For Team Israel, the long road to Japan has begun in Bulgaria.
Israel is competing this week in Pool 2 of the Confederation of European Seniors B Baseball Championships in Blagoevgrad, located about 60 miles south of Bulgaria’s capital city of Sofia. The ultimate goal is a spot in the 2020 Olympics in Tokyo.
Israel’s opponents in the round-robin tournament are Greece, Serbia, Bulgaria, Russia and Ireland. The two top teams will meet in the final on Saturday, July 6. The division winner will play the Slovakian Division winner (Finland, Poland, Switzerland, Ukraine, Belarus, Lithuania, Romania or Slovakia) in a best-of-three series at the end of July.
The winner of that tournament joins the top 11 teams in Europe for the European Championship A Pool, from Sept. 7-16 in Germany. Teams such as The Netherlands, Italy, Germany, Czech Republic, Spain and France will compete for the European crown.

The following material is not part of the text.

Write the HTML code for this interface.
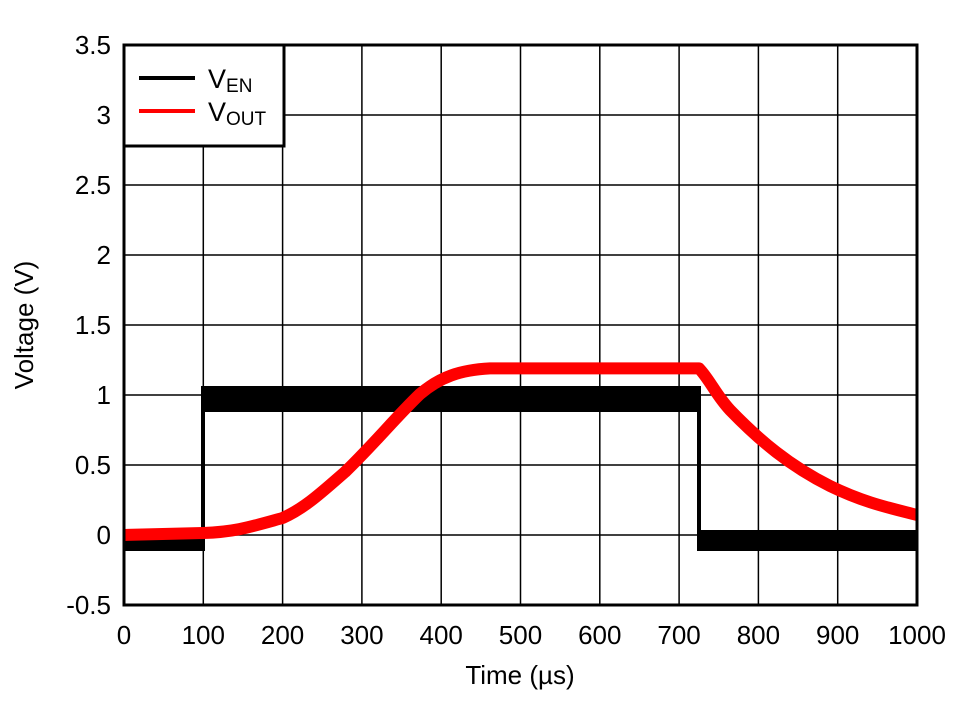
<!DOCTYPE html>
<html><head><style>body{margin:0;background:#fff}</style></head><body>
<svg width="974" height="701" xmlns="http://www.w3.org/2000/svg" font-family="Liberation Sans, Arial, sans-serif">
<rect width="974" height="701" fill="#fff"/>
<g stroke="#000" stroke-width="1.5">
<line x1="203.3" y1="45" x2="203.3" y2="605"/><line x1="282.6" y1="45" x2="282.6" y2="605"/><line x1="361.9" y1="45" x2="361.9" y2="605"/><line x1="441.2" y1="45" x2="441.2" y2="605"/><line x1="520.5" y1="45" x2="520.5" y2="605"/><line x1="599.8" y1="45" x2="599.8" y2="605"/><line x1="679.1" y1="45" x2="679.1" y2="605"/><line x1="758.4" y1="45" x2="758.4" y2="605"/><line x1="837.7" y1="45" x2="837.7" y2="605"/>
<line x1="124" y1="115" x2="917" y2="115"/><line x1="124" y1="185" x2="917" y2="185"/><line x1="124" y1="255" x2="917" y2="255"/><line x1="124" y1="325" x2="917" y2="325"/><line x1="124" y1="395" x2="917" y2="395"/><line x1="124" y1="465" x2="917" y2="465"/><line x1="124" y1="535" x2="917" y2="535"/>
</g>
<rect x="124" y="531" width="80" height="20" fill="#000"/>
<rect x="201" y="386" width="4" height="165" fill="#000"/>
<rect x="203" y="386" width="497" height="26" fill="#000"/>
<rect x="697" y="386" width="4" height="165" fill="#000"/>
<rect x="699" y="530" width="218" height="21" fill="#000"/>
<path fill="none" stroke="#f00" stroke-width="12" stroke-linejoin="round" d="M124,535 L203,533 C235,532 250,527 282.6,518 C305,508 322,492 345,472 C375,443 395,418 420,394 C440,377 460,370 490,368.4 L699,368.4 C710,380 716,395 730,410 C760,441 790,466 830,486 C865,503 890,508 917,515"/>
<rect x="124" y="45" width="793" height="560" fill="none" stroke="#000" stroke-width="3"/>
<rect x="124" y="45" width="160" height="101" fill="#fff" stroke="#000" stroke-width="3"/>
<line x1="139" y1="78" x2="195" y2="78" stroke="#000" stroke-width="4"/>
<line x1="139" y1="111" x2="195" y2="111" stroke="#f00" stroke-width="4"/>
<text x="208" y="88" font-size="27">V<tspan font-size="19" dy="4">EN</tspan></text>
<text x="208" y="121" font-size="27">V<tspan font-size="19" dy="4">OUT</tspan></text>
<g font-size="26" text-anchor="end">
<text x="111" y="54">3.5</text><text x="111" y="124">3</text><text x="111" y="194">2.5</text><text x="111" y="264">2</text><text x="111" y="334">1.5</text><text x="111" y="404">1</text><text x="111" y="474">0.5</text><text x="111" y="544">0</text><text x="111" y="614">-0.5</text>
</g>
<g font-size="26" text-anchor="middle">
<text x="124" y="644">0</text><text x="203.3" y="644">100</text><text x="282.6" y="644">200</text><text x="361.9" y="644">300</text><text x="441.2" y="644">400</text><text x="520.5" y="644">500</text><text x="599.8" y="644">600</text><text x="679.1" y="644">700</text><text x="758.4" y="644">800</text><text x="837.7" y="644">900</text><text x="917" y="644">1000</text>
<text x="520" y="684">Time (µs)</text>
<text transform="translate(33,325) rotate(-90)">Voltage (V)</text>
</g>
</svg>
</body></html>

The top five teams in that tournament, plus South Africa — the winner of the African Cup — will compete from Sept. 18-22 in Italy in the European/African Olympic qualifier. The top team will go to the Olympics and the second-place team will move on next year to an international qualifier in Taipei.
Although the path is long and arduous, Team Israel has the help of 14 new Jewish American immigrant ballplayers, who have rounded out the roster of native Israelis.
“We have a very strong lineup with lots of lefties who can pound the ball,” said Peter Kurz, president of the Israel Association of Baseball. “The right-field fence is very short (around 270 feet) and the overall field dimensions are not large.
“We’ll have good defense up the middle with our veteran players at shortstop, second base and center field, and have some good young guys coming up the ranks,” he added. “The pitchers are looking good and although we don’t have one dominant starter we have a lot of guys who can go 3-4-5 innings a few times during the week. I especially like the close cooperation between our veteran Israelis and the new immigrants who made Aliyah last year. ”
Eric Holtz is the team manager. Holtz coached at Manhattanville College from 2004-07 and at Westchester (N.Y.) Community College from 2008-15.
Joey Wagman, Corey Baker, Gabe Cramer, Shlomo Lipetz, Mitch Glasser, Alon Leichman and Blake Gailen all played for Team Israel in the 2017 World Baseball Classic.
Click here for Team Israel’s full roster:
Israel 14, Greece 7 — Israel scored four runs in the first inning with the benefit of just one hit — an infield single by Simon Rosenbaum. Noam Calisar added a two-run homer in the second inning, and Mitch Glasser and Blake Gailen hit two-run homers in a four-run ninth.
Glasser and Rosenbaum each had three hits and Calisar drove in three runs. Gailen had two hits, three RBIs and scored four runs. Shlomo Lipetz, the second of three Israeli pitchers, got the win.
Israel 11, Serbia 1 (8 innings) — Zach Penprase opened the scoring with an RBI double in the fourth inning. Gailen and Rosenbaum hit back-to-back homers to lead off a four-run sixth inning, and Glasser’s grand slam homer highlighted a five-run seventh. Glasser finished with five RBIs and Gailen and Rosenbaum each had two hits. Gabe Cramer got the win by pitching five hitless innings with one walk and six strikeouts. Joey Wagman went the last three, allowing three hits.
Israel 8, Bulgaria 0 — Penprase again opened the scoring with a fourth-inning RBI double. Israel broke the game open with a seven-run seventh, highlighted by Jake Rosenberg’s grand slam homer. Rob Paller and Gailen, who finished with three hits, added RBI doubles. Matt Soren allowed two hits with seven strikeouts and two walks in seven innings. Dean Pelman and Dan Rothem each pitched one inning of hitless relief to preserve the shutout.